December 13, 1985|From United Press International

Wind-chill readings plunged to dangerous levels more than 50 degrees below zero in the Plains and Great Lakes today, and temperatures in the 20s threatened citrus crops in California's San Joaquin Valley.

Cold, snow and fog nationwide have been blamed for 25 deaths since Sunday.

In the Plains, the National Weather Service in Iowa said wind chills had reached the "danger category," with readings below zero over all but the southeastern part of the state. A wind chill of 49 below stung Mason City.

Wind chills of 50 degrees below zero on Thursday spread from the northern Plains to the upper Mississippi Valley. Duluth, Minn., received a repeat performance today with a temperature of 13 below and a wind chill of 51 below.

Fur Coat a Must

"The bottom line is, anyone who lives in Minnesota needs a fur coat, antifreeze, a fireplace and front-wheel drive," said Shirley Skarda, a condominium owner in the Minneapolis suburb of St. Louis Park.

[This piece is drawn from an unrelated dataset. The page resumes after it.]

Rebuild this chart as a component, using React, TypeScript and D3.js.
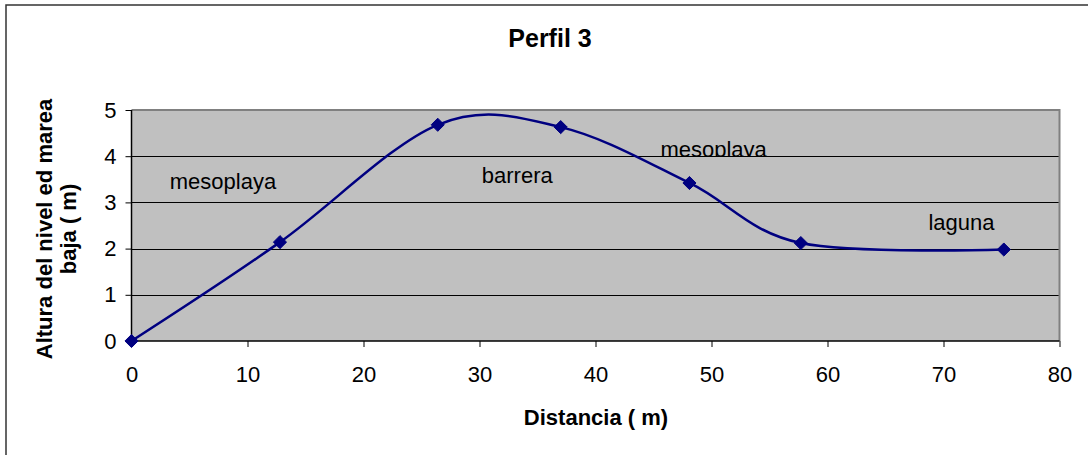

Temperatures were below zero from the upper Great Lakes to the northern Plains, where record lows were reported in at least four cities. In Valentine, Neb., the temperature was a bone-chilling 26 below zero, shattering the previous record 22 below set in 1917. A 15-below reading at North Platte, Neb., broke the previous record 14 below set in 1901.

"I think we're getting used to the cold, but the vehicles aren't," said Linda Hughes, a waitress at the Home Cafe in Valentine, where eight inches of snow covered the ground. "Even the people who have plug-ins on their cars, some of them won't start."

Ice Blamed for Deaths

Ice-slickened roads were blamed for two more deaths Thursday. In Illinois, a man was killed when his pickup truck was hit by a car that skidded into his lane on an icy bridge. A woman was killed in Oklahoma when her car skidded off an icy bridge and overturned.

In California's San Joaquin Valley, citrus growers used wind machines, running water and smudge pots to counter nighttime temperatures in the upper 20s.

"We're right on the edge," said Dave Carman, a fruit frost specialist with the National Weather Service. "As long as it doesn't get any colder than it has, everyone should be all right."

A storm that Thursday dumped six inches of snow on New Mexico and five inches on Texas pushed as far north as Missouri today. Up to five inches of snow was expected in Oklahoma, and freezing rain to the south kept roads slick.